Without the pictures, repeat the listing character for character.

━━ SOURCE MATERIAL

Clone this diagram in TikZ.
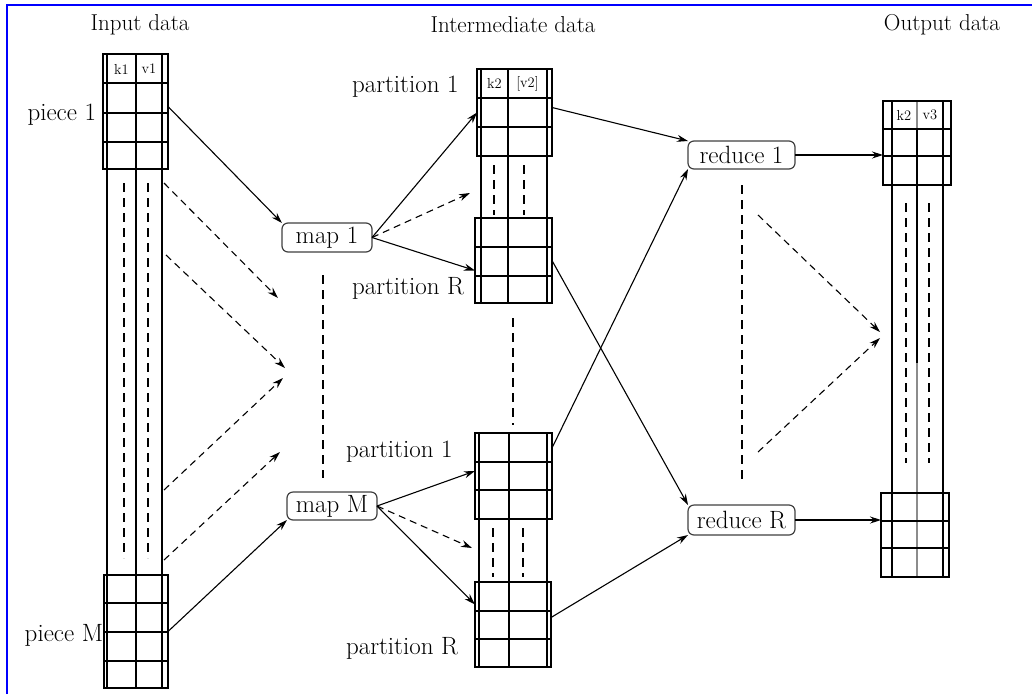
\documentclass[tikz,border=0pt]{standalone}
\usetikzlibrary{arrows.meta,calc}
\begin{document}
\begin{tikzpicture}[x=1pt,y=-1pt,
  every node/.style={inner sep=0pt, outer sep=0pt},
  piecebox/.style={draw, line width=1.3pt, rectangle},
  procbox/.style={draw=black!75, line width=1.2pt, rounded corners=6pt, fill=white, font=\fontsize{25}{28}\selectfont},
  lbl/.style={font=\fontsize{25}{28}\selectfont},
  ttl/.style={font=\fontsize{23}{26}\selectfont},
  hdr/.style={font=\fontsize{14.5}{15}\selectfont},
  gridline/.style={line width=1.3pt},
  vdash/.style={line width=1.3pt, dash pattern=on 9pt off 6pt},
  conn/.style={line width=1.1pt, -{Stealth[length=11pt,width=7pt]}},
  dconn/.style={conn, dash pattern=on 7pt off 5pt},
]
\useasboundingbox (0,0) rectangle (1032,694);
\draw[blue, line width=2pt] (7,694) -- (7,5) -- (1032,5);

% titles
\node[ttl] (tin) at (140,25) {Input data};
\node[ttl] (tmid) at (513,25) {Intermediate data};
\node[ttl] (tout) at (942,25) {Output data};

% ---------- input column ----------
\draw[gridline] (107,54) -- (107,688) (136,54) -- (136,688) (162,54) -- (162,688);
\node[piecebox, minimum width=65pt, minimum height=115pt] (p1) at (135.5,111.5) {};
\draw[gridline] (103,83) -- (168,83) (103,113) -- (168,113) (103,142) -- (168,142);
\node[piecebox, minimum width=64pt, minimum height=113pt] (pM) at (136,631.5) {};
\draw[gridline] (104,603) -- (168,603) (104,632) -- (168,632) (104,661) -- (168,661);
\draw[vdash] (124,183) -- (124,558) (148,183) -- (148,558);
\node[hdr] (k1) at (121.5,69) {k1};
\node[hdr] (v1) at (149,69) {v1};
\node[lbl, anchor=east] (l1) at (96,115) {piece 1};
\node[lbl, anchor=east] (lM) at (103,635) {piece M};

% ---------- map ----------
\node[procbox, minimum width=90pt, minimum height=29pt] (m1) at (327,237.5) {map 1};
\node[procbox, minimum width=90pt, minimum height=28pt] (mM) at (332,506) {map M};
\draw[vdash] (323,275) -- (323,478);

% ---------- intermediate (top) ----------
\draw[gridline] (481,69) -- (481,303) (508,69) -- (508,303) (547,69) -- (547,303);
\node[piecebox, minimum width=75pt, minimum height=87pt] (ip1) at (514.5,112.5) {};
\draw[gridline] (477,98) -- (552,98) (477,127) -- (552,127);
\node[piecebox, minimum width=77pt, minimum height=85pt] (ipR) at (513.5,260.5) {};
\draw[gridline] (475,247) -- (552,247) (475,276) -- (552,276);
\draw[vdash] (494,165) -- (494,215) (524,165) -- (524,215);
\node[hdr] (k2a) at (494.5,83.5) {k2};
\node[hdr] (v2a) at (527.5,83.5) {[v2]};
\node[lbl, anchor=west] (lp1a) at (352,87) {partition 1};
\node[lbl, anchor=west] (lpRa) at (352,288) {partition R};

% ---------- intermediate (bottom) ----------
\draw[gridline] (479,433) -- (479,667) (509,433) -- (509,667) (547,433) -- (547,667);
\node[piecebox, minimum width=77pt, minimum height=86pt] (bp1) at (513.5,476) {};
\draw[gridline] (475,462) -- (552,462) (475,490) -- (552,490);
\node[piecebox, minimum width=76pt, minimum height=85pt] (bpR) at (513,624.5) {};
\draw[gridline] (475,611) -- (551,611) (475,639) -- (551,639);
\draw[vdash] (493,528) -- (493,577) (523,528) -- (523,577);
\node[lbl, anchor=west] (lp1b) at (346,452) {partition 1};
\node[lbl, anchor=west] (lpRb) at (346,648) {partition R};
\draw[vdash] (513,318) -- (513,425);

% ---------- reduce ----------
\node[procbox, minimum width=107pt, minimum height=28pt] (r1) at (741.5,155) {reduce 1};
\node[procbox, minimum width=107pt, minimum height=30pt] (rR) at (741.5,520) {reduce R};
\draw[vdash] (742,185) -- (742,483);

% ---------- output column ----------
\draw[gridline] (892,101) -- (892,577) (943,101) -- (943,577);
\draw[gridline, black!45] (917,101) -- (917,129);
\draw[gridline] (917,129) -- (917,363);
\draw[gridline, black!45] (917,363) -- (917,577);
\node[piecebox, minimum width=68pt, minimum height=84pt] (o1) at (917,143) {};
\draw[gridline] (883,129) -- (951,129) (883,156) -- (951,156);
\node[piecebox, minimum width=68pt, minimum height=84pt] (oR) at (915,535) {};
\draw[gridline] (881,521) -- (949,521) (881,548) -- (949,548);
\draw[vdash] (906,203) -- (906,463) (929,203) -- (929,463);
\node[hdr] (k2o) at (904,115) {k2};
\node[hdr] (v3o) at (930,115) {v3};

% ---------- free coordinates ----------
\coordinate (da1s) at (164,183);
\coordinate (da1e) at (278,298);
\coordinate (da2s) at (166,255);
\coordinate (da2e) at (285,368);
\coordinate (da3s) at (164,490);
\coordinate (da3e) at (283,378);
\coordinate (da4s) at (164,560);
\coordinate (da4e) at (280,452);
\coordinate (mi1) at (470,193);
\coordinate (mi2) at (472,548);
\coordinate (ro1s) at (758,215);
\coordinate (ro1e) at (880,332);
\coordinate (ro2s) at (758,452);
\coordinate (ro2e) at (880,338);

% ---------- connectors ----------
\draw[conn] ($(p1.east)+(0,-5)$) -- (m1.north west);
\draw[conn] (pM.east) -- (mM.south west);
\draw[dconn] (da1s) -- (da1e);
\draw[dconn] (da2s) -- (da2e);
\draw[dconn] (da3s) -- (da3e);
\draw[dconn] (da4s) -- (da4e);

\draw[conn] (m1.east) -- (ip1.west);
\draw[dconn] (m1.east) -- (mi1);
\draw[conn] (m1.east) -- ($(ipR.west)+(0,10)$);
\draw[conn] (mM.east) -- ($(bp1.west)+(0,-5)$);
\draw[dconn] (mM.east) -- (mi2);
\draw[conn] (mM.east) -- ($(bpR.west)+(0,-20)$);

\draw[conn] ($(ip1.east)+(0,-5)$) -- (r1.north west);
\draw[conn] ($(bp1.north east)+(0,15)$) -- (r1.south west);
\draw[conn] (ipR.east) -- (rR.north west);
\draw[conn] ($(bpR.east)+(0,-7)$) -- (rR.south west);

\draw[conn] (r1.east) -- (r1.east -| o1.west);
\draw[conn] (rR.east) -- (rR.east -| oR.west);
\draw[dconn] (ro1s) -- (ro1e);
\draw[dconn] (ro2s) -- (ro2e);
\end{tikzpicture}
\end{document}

━━━━

ANSWER BELOW:
Clone this diagram in TikZ.
\documentclass[tikz,border=0pt]{standalone}
\usetikzlibrary{arrows.meta,calc}
\begin{document}
\begin{tikzpicture}[x=1pt,y=-1pt,
  every node/.style={inner sep=0pt, outer sep=0pt},
  piecebox/.style={draw, line width=1.3pt, rectangle},
  procbox/.style={draw=black!75, line width=1.2pt, rounded corners=6pt, fill=white, font=\fontsize{25}{28}\selectfont},
  lbl/.style={font=\fontsize{25}{28}\selectfont},
  ttl/.style={font=\fontsize{23}{26}\selectfont},
  hdr/.style={font=\fontsize{14.5}{15}\selectfont},
  gridline/.style={line width=1.3pt},
  vdash/.style={line width=1.3pt, dash pattern=on 9pt off 6pt},
  conn/.style={line width=1.1pt, -{Stealth[length=11pt,width=7pt]}},
  dconn/.style={conn, dash pattern=on 7pt off 5pt},
]
\useasboundingbox (0,0) rectangle (1032,694);
\draw[blue, line width=2pt] (7,694) -- (7,5) -- (1032,5);

% titles
\node[ttl] (tin) at (140,25) {Input data};
\node[ttl] (tmid) at (513,25) {Intermediate data};
\node[ttl] (tout) at (942,25) {Output data};

% ---------- input column ----------
\draw[gridline] (107,54) -- (107,688) (136,54) -- (136,688) (162,54) -- (162,688);
\node[piecebox, minimum width=65pt, minimum height=115pt] (p1) at (135.5,111.5) {};
\draw[gridline] (103,83) -- (168,83) (103,113) -- (168,113) (103,142) -- (168,142);
\node[piecebox, minimum width=64pt, minimum height=113pt] (pM) at (136,631.5) {};
\draw[gridline] (104,603) -- (168,603) (104,632) -- (168,632) (104,661) -- (168,661);
\draw[vdash] (124,183) -- (124,558) (148,183) -- (148,558);
\node[hdr] (k1) at (121.5,69) {k1};
\node[hdr] (v1) at (149,69) {v1};
\node[lbl, anchor=east] (l1) at (96,115) {piece 1};
\node[lbl, anchor=east] (lM) at (103,635) {piece M};

% ---------- map ----------
\node[procbox, minimum width=90pt, minimum height=29pt] (m1) at (327,237.5) {map 1};
\node[procbox, minimum width=90pt, minimum height=28pt] (mM) at (332,506) {map M};
\draw[vdash] (323,275) -- (323,478);

% ---------- intermediate (top) ----------
\draw[gridline] (481,69) -- (481,303) (508,69) -- (508,303) (547,69) -- (547,303);
\node[piecebox, minimum width=75pt, minimum height=87pt] (ip1) at (514.5,112.5) {};
\draw[gridline] (477,98) -- (552,98) (477,127) -- (552,127);
\node[piecebox, minimum width=77pt, minimum height=85pt] (ipR) at (513.5,260.5) {};
\draw[gridline] (475,247) -- (552,247) (475,276) -- (552,276);
\draw[vdash] (494,165) -- (494,215) (524,165) -- (524,215);
\node[hdr] (k2a) at (494.5,83.5) {k2};
\node[hdr] (v2a) at (527.5,83.5) {[v2]};
\node[lbl, anchor=west] (lp1a) at (352,87) {partition 1};
\node[lbl, anchor=west] (lpRa) at (352,288) {partition R};

% ---------- intermediate (bottom) ----------
\draw[gridline] (479,433) -- (479,667) (509,433) -- (509,667) (547,433) -- (547,667);
\node[piecebox, minimum width=77pt, minimum height=86pt] (bp1) at (513.5,476) {};
\draw[gridline] (475,462) -- (552,462) (475,490) -- (552,490);
\node[piecebox, minimum width=76pt, minimum height=85pt] (bpR) at (513,624.5) {};
\draw[gridline] (475,611) -- (551,611) (475,639) -- (551,639);
\draw[vdash] (493,528) -- (493,577) (523,528) -- (523,577);
\node[lbl, anchor=west] (lp1b) at (346,452) {partition 1};
\node[lbl, anchor=west] (lpRb) at (346,648) {partition R};
\draw[vdash] (513,318) -- (513,425);

% ---------- reduce ----------
\node[procbox, minimum width=107pt, minimum height=28pt] (r1) at (741.5,155) {reduce 1};
\node[procbox, minimum width=107pt, minimum height=30pt] (rR) at (741.5,520) {reduce R};
\draw[vdash] (742,185) -- (742,483);

% ---------- output column ----------
\draw[gridline] (892,101) -- (892,577) (943,101) -- (943,577);
\draw[gridline, black!45] (917,101) -- (917,129);
\draw[gridline] (917,129) -- (917,363);
\draw[gridline, black!45] (917,363) -- (917,577);
\node[piecebox, minimum width=68pt, minimum height=84pt] (o1) at (917,143) {};
\draw[gridline] (883,129) -- (951,129) (883,156) -- (951,156);
\node[piecebox, minimum width=68pt, minimum height=84pt] (oR) at (915,535) {};
\draw[gridline] (881,521) -- (949,521) (881,548) -- (949,548);
\draw[vdash] (906,203) -- (906,463) (929,203) -- (929,463);
\node[hdr] (k2o) at (904,115) {k2};
\node[hdr] (v3o) at (930,115) {v3};

% ---------- free coordinates ----------
\coordinate (da1s) at (164,183);
\coordinate (da1e) at (278,298);
\coordinate (da2s) at (166,255);
\coordinate (da2e) at (285,368);
\coordinate (da3s) at (164,490);
\coordinate (da3e) at (283,378);
\coordinate (da4s) at (164,560);
\coordinate (da4e) at (280,452);
\coordinate (mi1) at (470,193);
\coordinate (mi2) at (472,548);
\coordinate (ro1s) at (758,215);
\coordinate (ro1e) at (880,332);
\coordinate (ro2s) at (758,452);
\coordinate (ro2e) at (880,338);

% ---------- connectors ----------
\draw[conn] ($(p1.east)+(0,-5)$) -- (m1.north west);
\draw[conn] (pM.east) -- (mM.south west);
\draw[dconn] (da1s) -- (da1e);
\draw[dconn] (da2s) -- (da2e);
\draw[dconn] (da3s) -- (da3e);
\draw[dconn] (da4s) -- (da4e);

\draw[conn] (m1.east) -- (ip1.west);
\draw[dconn] (m1.east) -- (mi1);
\draw[conn] (m1.east) -- ($(ipR.west)+(0,10)$);
\draw[conn] (mM.east) -- ($(bp1.west)+(0,-5)$);
\draw[dconn] (mM.east) -- (mi2);
\draw[conn] (mM.east) -- ($(bpR.west)+(0,-20)$);

\draw[conn] ($(ip1.east)+(0,-5)$) -- (r1.north west);
\draw[conn] ($(bp1.north east)+(0,15)$) -- (r1.south west);
\draw[conn] (ipR.east) -- (rR.north west);
\draw[conn] ($(bpR.east)+(0,-7)$) -- (rR.south west);

\draw[conn] (r1.east) -- (r1.east -| o1.west);
\draw[conn] (rR.east) -- (rR.east -| oR.west);
\draw[dconn] (ro1s) -- (ro1e);
\draw[dconn] (ro2s) -- (ro2e);
\end{tikzpicture}
\end{document}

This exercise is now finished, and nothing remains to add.